◆ **WORK REQUIRED**: Would you retype, exactly and without the pictures, the lines between the line holding "Reproduce this chart with matplotlib." and the line holding "plt.rcParams['font.family'] = ['Lato', 'DejaVu", inclusive, and nothing else?

◆ **RECORDS FOR THE EXERCISE**:
▬▬▬
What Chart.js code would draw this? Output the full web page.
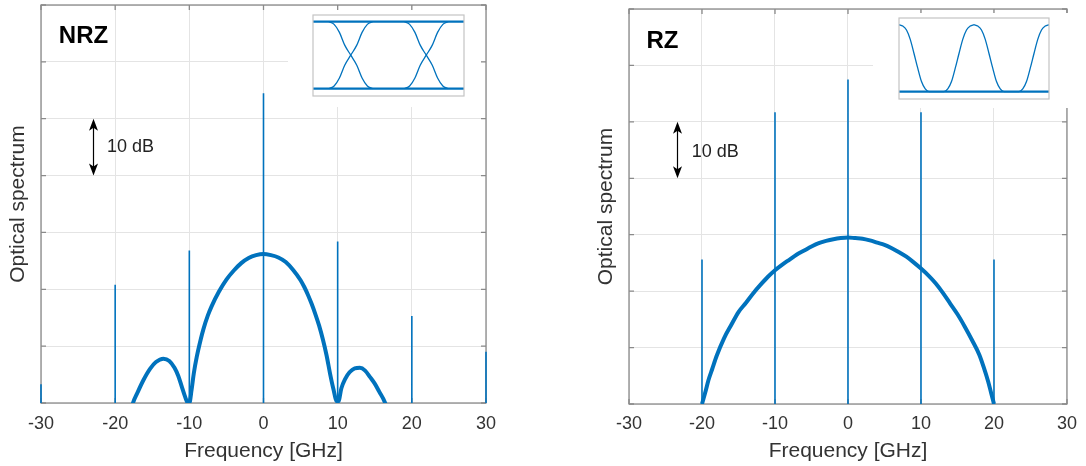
<!DOCTYPE html>
<html>
<head>
<meta charset="utf-8">
<script src="https://cdn.jsdelivr.net/npm/chart.js@4.4.1/dist/chart.umd.min.js"></script>
<style>
  body { margin: 0; background: #fff; }
  #wrap { position: relative; width: 1086px; height: 466px; overflow: hidden; background: #fff; }
  #wrap canvas { position: absolute; }
  .inset { background: #fff; }
</style>
</head>
<body>
<div id="wrap">
  <canvas id="nrz" width="540" height="466" style="left:0;top:0"></canvas>
  <canvas id="rz" width="546" height="466" style="left:540px;top:0"></canvas>
  <canvas id="nrzEye" class="inset" width="193" height="97" style="left:288px;top:10px"></canvas>
  <canvas id="rzEye" class="inset" width="195" height="95" style="left:873px;top:13px"></canvas>
</div>
<script>
const freqTicks = [-30, -20, -10, 0, 10, 20, 30];

// NRZ spectrum (dB above the bottom of the axes)
const nrzFreq = [-18.2, -17.6, -17.0, -16.2, -15.3, -14.5, -13.5, -12.7, -12.0, -11.5, -11.0, -10.6, -10.3, -10.0,
    -9.7, -9.4, -9.0, -8.5, -8.1, -7.5, -7.0, -6.0, -5.0, -4.0, -3.0, -2.0, -1.0, 0,
    1.0, 2.0, 3.0, 4.0, 5.0, 5.5, 6.0, 6.5, 7.0, 7.5, 8.0, 8.5, 9.0, 9.4, 9.9,
    10.1, 10.5, 11.0, 11.6, 12.3, 13.0, 13.7, 14.4, 15.0, 15.6, 16.4, 17.0];
const nrzLevel = [-3, 0, 1.8, 4.0, 6.0, 7.2, 7.8, 7.4, 6.2, 4.8, 2.8, 1.2, 0.2, 0,
    2.3, 5.2, 8.1, 11.0, 13.0, 15.4, 17.0, 19.6, 21.7, 23.3, 24.6, 25.5, 26.0, 26.2,
    26.0, 25.6, 24.8, 23.4, 21.6, 20.4, 19.0, 17.4, 15.6, 13.6, 11.2, 8.4, 5.0, 2.6, 0.3,
    0.3, 2.6, 4.2, 5.4, 6.1, 6.2, 5.7, 4.5, 3.4, 2.0, 0, -3];
const nrzToneFreq = [-30, -20, -10, 0, 10, 20, 30];
const nrzToneLevel = [3.3, 20.8, 26.8, 54.5, 28.4, 15.3, 9.0];

// RZ spectrum
const rzFreq = [-20.0, -19.5, -19.1, -18.6, -18.0, -17.0, -16.0, -15.0, -14.0, -13.0, -12.0, -11.0, -10.0,
    -9.0, -8.0, -7.0, -6.0, -5.0, -4.0, -3.0, -2.0, -1.0, 0,
    1.0, 2.0, 3.0, 4.0, 5.0, 6.0, 7.0, 8.0, 9.0, 10.0, 11.0, 12.0, 13.0, 14.0, 15.0, 16.0, 17.0, 18.0, 18.6, 19.2, 19.6, 20.0];
const rzLevel = [0, 2.3, 4.3, 6.2, 8.5, 11.6, 14.0, 16.3, 17.9, 19.6, 21.1, 22.5, 23.7,
    24.7, 25.6, 26.5, 27.2, 27.9, 28.5, 28.9, 29.2, 29.4, 29.5,
    29.4, 29.3, 29.0, 28.6, 28.2, 27.6, 26.9, 26.1, 25.1, 24.0, 22.8, 21.4, 19.7, 17.8, 15.9, 13.7, 11.3, 8.7, 6.5, 4.0, 2.0, 0];
const rzToneFreq = [-20, -10, 0, 10, 20];
const rzToneLevel = [25.6, 51.7, 57.5, 51.7, 25.6];

// NRZ eye inset: one transition, two bit slots (0..2)
const eyeTime = [0.21, 0.28, 0.35, 0.42, 0.5, 0.58, 0.65, 0.72, 0.79];
const eyeRise = [0, 0.04, 0.16, 0.35, 0.5, 0.65, 0.84, 0.96, 1];
const eyeFall = [1, 0.96, 0.84, 0.65, 0.5, 0.35, 0.16, 0.04, 0];
const eyeCenters = [0, 1];

// RZ pulse inset: one period of the pulse
const pulseTime = [0, 0.05, 0.1, 0.15, 0.2, 0.25, 0.3, 0.35, 0.4, 0.6, 0.65, 0.7, 0.75, 0.8, 0.85, 0.9, 0.95, 1];
const pulseLevel = [1, 0.98, 0.92, 0.78, 0.57, 0.35, 0.15, 0.04, 0, 0, 0.04, 0.15, 0.35, 0.57, 0.78, 0.92, 0.98, 1];
const pulsePeriods = [0, 1];

const BLUE = '#0072BD';
const AXIS = '#8a8a8a';
const GRID = '#e4e4e4';
const TEXT = '#333333';
const FONT = '"Liberation Sans", Arial, sans-serif';

const toPoints = (xs, ys) => xs.map((x, i) => ({ x: x, y: ys[i] }));

function toneSegments(fs, levels) {
    const pts = [];
    fs.forEach((f, i) => {
        pts.push({ x: f, y: 0 }, { x: f, y: levels[i] }, { x: f, y: null });
    });
    return pts;
}

// matlab style box with inward ticks, drawn under the data
const boxPlugin = {
    id: 'box',
    beforeDatasetsDraw(chart) {
        const { ctx, chartArea: a, scales: { x, y } } = chart;
        ctx.save();
        ctx.strokeStyle = AXIS;
        ctx.lineWidth = 1.3;
        ctx.strokeRect(a.left, a.top, a.right - a.left, a.bottom - a.top);
        ctx.beginPath();
        x.ticks.forEach(t => {
            const px = x.getPixelForValue(t.value);
            ctx.moveTo(px, a.bottom); ctx.lineTo(px, a.bottom - 5);
            ctx.moveTo(px, a.top); ctx.lineTo(px, a.top + 5);
        });
        y.ticks.forEach(t => {
            const py = y.getPixelForValue(t.value);
            ctx.moveTo(a.left, py); ctx.lineTo(a.left + 5, py);
            ctx.moveTo(a.right, py); ctx.lineTo(a.right - 5, py);
        });
        ctx.stroke();
        ctx.restore();
    }
};

function arrowHead(ctx, x, tipY, dir) {
    ctx.beginPath();
    ctx.moveTo(x, tipY);
    ctx.lineTo(x - 4.5, tipY + dir * 12);
    ctx.lineTo(x, tipY + dir * 9);
    ctx.lineTo(x + 4.5, tipY + dir * 12);
    ctx.closePath();
    ctx.fill();
}

const notesPlugin = {
    id: 'notes',
    afterDraw(chart, args, o) {
        const { ctx, scales: { x, y } } = chart;
        ctx.save();
        ctx.textBaseline = 'middle';
        ctx.fillStyle = '#000';
        ctx.font = 'bold 24px ' + FONT;
        ctx.fillText(o.label, x.getPixelForValue(o.labelAt[0]), y.getPixelForValue(o.labelAt[1]));

        const ax = Math.round(x.getPixelForValue(o.arrowX)) + 0.5;
        const top = y.getPixelForValue(o.arrowTo);
        const bottom = y.getPixelForValue(o.arrowFrom);
        ctx.strokeStyle = '#000';
        ctx.lineWidth = 1.2;
        ctx.beginPath();
        ctx.moveTo(ax, top + 8);
        ctx.lineTo(ax, bottom - 8);
        ctx.stroke();
        arrowHead(ctx, ax, top, 1);
        arrowHead(ctx, ax, bottom, -1);

        ctx.fillStyle = '#222';
        ctx.font = '18px ' + FONT;
        ctx.fillText('10 dB', x.getPixelForValue(o.dbAt[0]), y.getPixelForValue(o.dbAt[1]));
        ctx.restore();
    }
};

function spectrumChart(id, freq, level, toneF, toneL, cfg) {
    return new Chart(document.getElementById(id), {
        type: 'line',
        data: {
            datasets: [{
                data: toneSegments(toneF, toneL),
                borderColor: BLUE,
                borderWidth: 1.6,
                pointRadius: 0,
                spanGaps: false,
                tension: 0,
                clip: false
            }, {
                data: toPoints(freq, level),
                borderColor: BLUE,
                borderWidth: 4,
                pointRadius: 0,
                cubicInterpolationMode: 'monotone'
            }]
        },
        options: {
            responsive: false,
            animation: false,
            layout: { padding: cfg.padding },
            plugins: {
                legend: { display: false },
                tooltip: { enabled: false },
                notes: cfg.notes
            },
            scales: {
                x: {
                    type: 'linear',
                    min: -30,
                    max: 30,
                    afterBuildTicks: s => { s.ticks = freqTicks.map(v => ({ value: v })); },
                    grid: { color: GRID, drawTicks: false },
                    border: { display: false },
                    ticks: {
                        color: TEXT,
                        font: { family: FONT, size: 18 },
                        padding: cfg.tickPad,
                        maxRotation: 0,
                        autoSkip: false
                    },
                    title: {
                        display: true,
                        text: 'Frequency [GHz]',
                        color: TEXT,
                        font: { family: FONT, size: 21 },
                        padding: { top: 0, bottom: 2 }
                    },
                    afterFit: s => { s.height = cfg.xHeight; }
                },
                y: {
                    type: 'linear',
                    min: 0,
                    max: 70,
                    ticks: { display: false, stepSize: 10 },
                    grid: { color: GRID, drawTicks: false },
                    border: { display: false },
                    title: {
                        display: true,
                        text: 'Optical spectrum',
                        color: TEXT,
                        font: { family: FONT, size: 21 },
                        padding: { top: 6, bottom: 0 }
                    },
                    afterFit: s => { s.width = 41; }
                }
            }
        },
        plugins: [boxPlugin, notesPlugin]
    });
}

const insetBox = {
    id: 'insetBox',
    afterDraw(chart) {
        const { ctx, chartArea: a } = chart;
        ctx.save();
        ctx.strokeStyle = '#c4c4c4';
        ctx.lineWidth = 1.2;
        ctx.strokeRect(a.left, a.top, a.right - a.left, a.bottom - a.top);
        ctx.restore();
    }
};

function insetChart(id, datasets, pad) {
    return new Chart(document.getElementById(id), {
        type: 'line',
        data: { datasets: datasets },
        options: {
            responsive: false,
            animation: false,
            layout: { padding: pad },
            plugins: { legend: { display: false }, tooltip: { enabled: false } },
            elements: { point: { radius: 0 } },
            scales: {
                x: { type: 'linear', min: 0, max: 2, display: false },
                y: { type: 'linear', min: -0.11, max: 1.1, display: false }
            }
        },
        plugins: [insetBox]
    });
}

spectrumChart('nrz', nrzFreq, nrzLevel, nrzToneFreq, nrzToneLevel, {
    padding: { left: 0, top: 5, right: 54, bottom: 0 },
    xHeight: 63,
    tickPad: 10,
    notes: { label: 'NRZ', labelAt: [-27.6, 64.4], arrowX: -22.95, arrowFrom: 40, arrowTo: 50, dbAt: [-21.1, 45] }
});

spectrumChart('rz', rzFreq, rzLevel, rzToneFreq, rzToneLevel, {
    padding: { left: 48, top: 9, right: 13, bottom: 0 },
    xHeight: 62,
    tickPad: 9,
    notes: { label: 'RZ', labelAt: [-27.6, 64.2], arrowX: -23.4, arrowFrom: 40, arrowTo: 50, dbAt: [-21.4, 44.7] }
});

const thin = { borderColor: BLUE, borderWidth: 1.3, cubicInterpolationMode: 'monotone' };
const flat = { borderColor: BLUE, borderWidth: 2.2 };

const eyeSets = [
    Object.assign({ data: [{ x: 0, y: 1 }, { x: 2, y: 1 }] }, flat),
    Object.assign({ data: [{ x: 0, y: 0 }, { x: 2, y: 0 }] }, flat)
];
eyeCenters.forEach(c => {
    eyeSets.push(Object.assign({ data: toPoints(eyeTime.map(t => t + c), eyeRise) }, thin));
    eyeSets.push(Object.assign({ data: toPoints(eyeTime.map(t => t + c), eyeFall) }, thin));
});
insetChart('nrzEye', eyeSets, { left: 25, right: 17, top: 5, bottom: 11 });

const pulseSets = [Object.assign({ data: [{ x: 0, y: 0 }, { x: 2, y: 0 }] }, flat)];
pulsePeriods.forEach(p => {
    pulseSets.push(Object.assign({ data: toPoints(pulseTime.map(t => t + p), pulseLevel) }, thin));
});
insetChart('rzEye', pulseSets, { left: 26, right: 19, top: 5, bottom: 9 });
</script>
</body>
</html>
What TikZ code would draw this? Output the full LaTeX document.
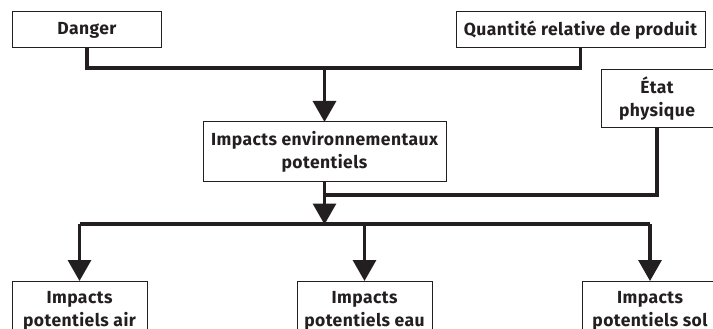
\documentclass[tikz,border=0pt]{standalone}
\usepackage{fontspec}
\setmainfont{Fira Sans}[LetterSpace=2.5]
\usetikzlibrary{arrows.meta}
\definecolor{ink}{HTML}{231F20}
\tikzset{
  box/.style={draw=ink, line width=1pt, fill=white, align=center, inner sep=0pt,
     font=\bfseries\fontsize{17.5}{23}\selectfont, text=ink},
  conn/.style={draw=ink, line width=3.2pt, line join=miter},
  arr/.style={conn, -{Triangle[width=23pt,length=21pt]}, shorten >=-0.5pt},
}
\begin{document}
\begin{tikzpicture}[x=1pt,y=-1pt]
\useasboundingbox (0,0) rectangle (713,329);
\clip (0,0) rectangle (713,329);
\node[box, minimum width=149pt, minimum height=36pt] (danger) at (87,30) {Danger};
\node[box, minimum width=249pt, minimum height=36pt] (quant) at (580.5,30) {Quantité relative de produit};
\node[box, minimum width=243pt, minimum height=59pt] (env) at (324.5,151.5) {Impacts environnementaux\\potentiels};
\node[box, minimum width=112pt, minimum height=58pt] (etat) at (657,99) {État\\physique};
\node[box, minimum width=135pt, minimum height=60pt] (air) at (79.5,311) {Impacts\\potentiels air};
\node[box, minimum width=135pt, minimum height=60pt] (eau) at (364.5,311) {Impacts\\potentiels eau};
\node[box, minimum width=135pt, minimum height=60pt] (sol) at (650,311) {Impacts\\potentiels sol};
\coordinate (j1) at (324.5,68);
\coordinate (j2) at (324.5,195);
\coordinate (j3) at (324.5,224);
\draw[conn] (danger.south) -- (danger.south |- j1) -- (quant.south |- j1) -- (quant.south);
\draw[arr] (j1) -- (env.north);
\draw[conn] (etat.south) -- (etat.south |- j2) -- (j2);
\draw[arr] (env.south) -- (j3);
\draw[conn] (air.north |- j3) -- (sol.north |- j3);
\draw[arr] (air.north |- j3) -- (air.north);
\draw[arr] (eau.north |- j3) -- (eau.north);
\draw[arr] (sol.north |- j3) -- (sol.north);
\end{tikzpicture}
\end{document}
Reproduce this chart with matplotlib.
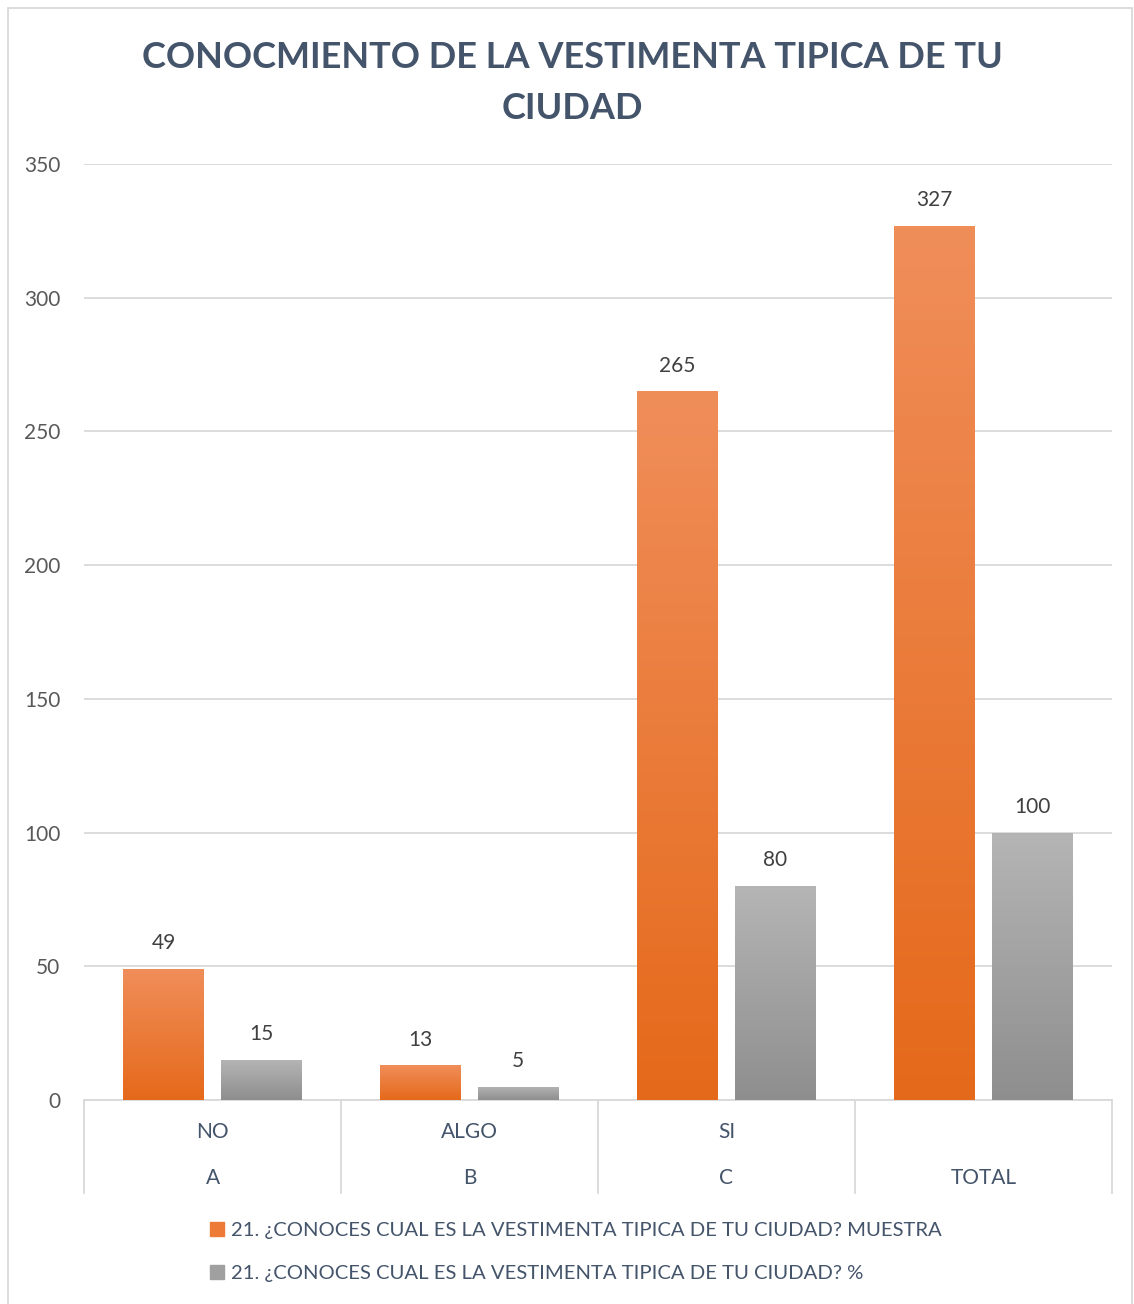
import numpy as np
import matplotlib.pyplot as plt
from matplotlib.patches import Rectangle
from matplotlib.colors import LinearSegmentedColormap

plt.rcParams['font.family'] = ['Lato', 'DejaVu Sans']

TITULO = "CONOCMIENTO DE LA VESTIMENTA TIPICA DE TU\nCIUDAD"
respuestas = ["NO", "ALGO", "SI", ""]
letras = ["A", "B", "C", "TOTAL"]
muestra = [49, 13, 265, 327]
porcentaje = [15, 5, 80, 100]
serie_muestra = "21. ¿CONOCES CUAL ES LA VESTIMENTA TIPICA DE TU CIUDAD? MUESTRA"
serie_pct = "21. ¿CONOCES CUAL ES LA VESTIMENTA TIPICA DE TU CIUDAD? %"

NARANJA = ("#E5691A", "#F08E5A")   # abajo, arriba
GRIS = ("#8E8E8E", "#B5B5B5")
TEXTO = "#44546A"
LINEA = "#D9D9D9"

fig = plt.figure(figsize=(11.34, 13.04), dpi=100)
ax = fig.add_axes([84 / 1134, 1 - 1100 / 1304, (1112 - 84) / 1134, (1100 - 164) / 1304])

x = np.arange(len(letras))
ancho = 0.315
desp = 0.19


def barras_degradado(pos, vals, colores):
    cmap = LinearSegmentedColormap.from_list("g", list(colores))
    grad = np.linspace(1, 0, 256).reshape(-1, 1)
    bars = ax.bar(pos, vals, width=ancho, color=colores[0], zorder=2)
    for b in bars:
        x0, h = b.get_x(), b.get_height()
        im = ax.imshow(grad, cmap=cmap, aspect="auto", extent=[x0, x0 + ancho, 0, h],
                       zorder=3, vmin=0, vmax=1)
        im.set_clip_path(b)
    return bars


barras_degradado(x - desp, muestra, NARANJA)
barras_degradado(x + desp, porcentaje, GRIS)

for xi, v in zip(x - desp, muestra):
    ax.annotate(str(v), (xi, v), xytext=(0, 18.5), textcoords="offset points",
                ha="center", va="center", fontsize=15, color="#404040")
for xi, v in zip(x + desp, porcentaje):
    ax.annotate(str(v), (xi, v), xytext=(0, 18.5), textcoords="offset points",
                ha="center", va="center", fontsize=15, color="#404040")

ax.set_xlim(-0.5, 3.5)
ax.set_ylim(0, 350)
ax.set_yticks(range(0, 351, 50))
ax.yaxis.grid(True, color=LINEA, lw=1.3, zorder=0)
ax.set_axisbelow(True)
ax.tick_params(axis="y", length=0, pad=17, labelsize=15, labelcolor="#595959")
ax.set_xticks([])
for s in ["top", "right", "left"]:
    ax.spines[s].set_visible(False)
ax.spines["bottom"].set_color(LINEA)
ax.spines["bottom"].set_linewidth(1.3)

# eje de categorias en dos niveles
tr = ax.get_xaxis_transform()
for xs in np.arange(-0.5, 4.0, 1.0):
    ax.plot([xs, xs], [0, -0.0994], transform=tr, color=LINEA, lw=1.3, clip_on=False)
for xi, r, l in zip(x, respuestas, letras):
    ax.text(xi, -0.0342, r, transform=tr, ha="center", va="center", fontsize=15, color=TEXTO)
    ax.text(xi, -0.0833, l, transform=tr, ha="center", va="center", fontsize=15, color=TEXTO)

fig.text(0.505, 1 - 83 / 1304, TITULO, ha="center", va="center", fontsize=26,
         fontweight="bold", color=TEXTO, linespacing=1.65)

h1 = Rectangle((0, 0), 1, 1, color="#EE7A38")
h2 = Rectangle((0, 0), 1, 1, color="#A0A0A0")
fig.legend([h1, h2], [serie_muestra, serie_pct], loc="center left",
           bbox_to_anchor=(192 / 1134, 1 - 1252 / 1304), frameon=False, fontsize=14.6,
           labelcolor=TEXTO, handlelength=0.7, handleheight=0.7, handletextpad=0.3,
           labelspacing=1.3)

fig.add_artist(Rectangle((8 / 1134, -0.01), 1124 / 1134, 1 - 8 / 1304 + 0.01,
                         transform=fig.transFigure, fill=False, ec=LINEA, lw=1.3))

fig.savefig("out.png", dpi=100)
▬▬▬
◆ **FINISHED TASK**:
Reproduce this chart with matplotlib.
import numpy as np
import matplotlib.pyplot as plt
from matplotlib.patches import Rectangle
from matplotlib.colors import LinearSegmentedColormap

plt.rcParams['font.family'] = ['Lato', 'DejaVu Sans']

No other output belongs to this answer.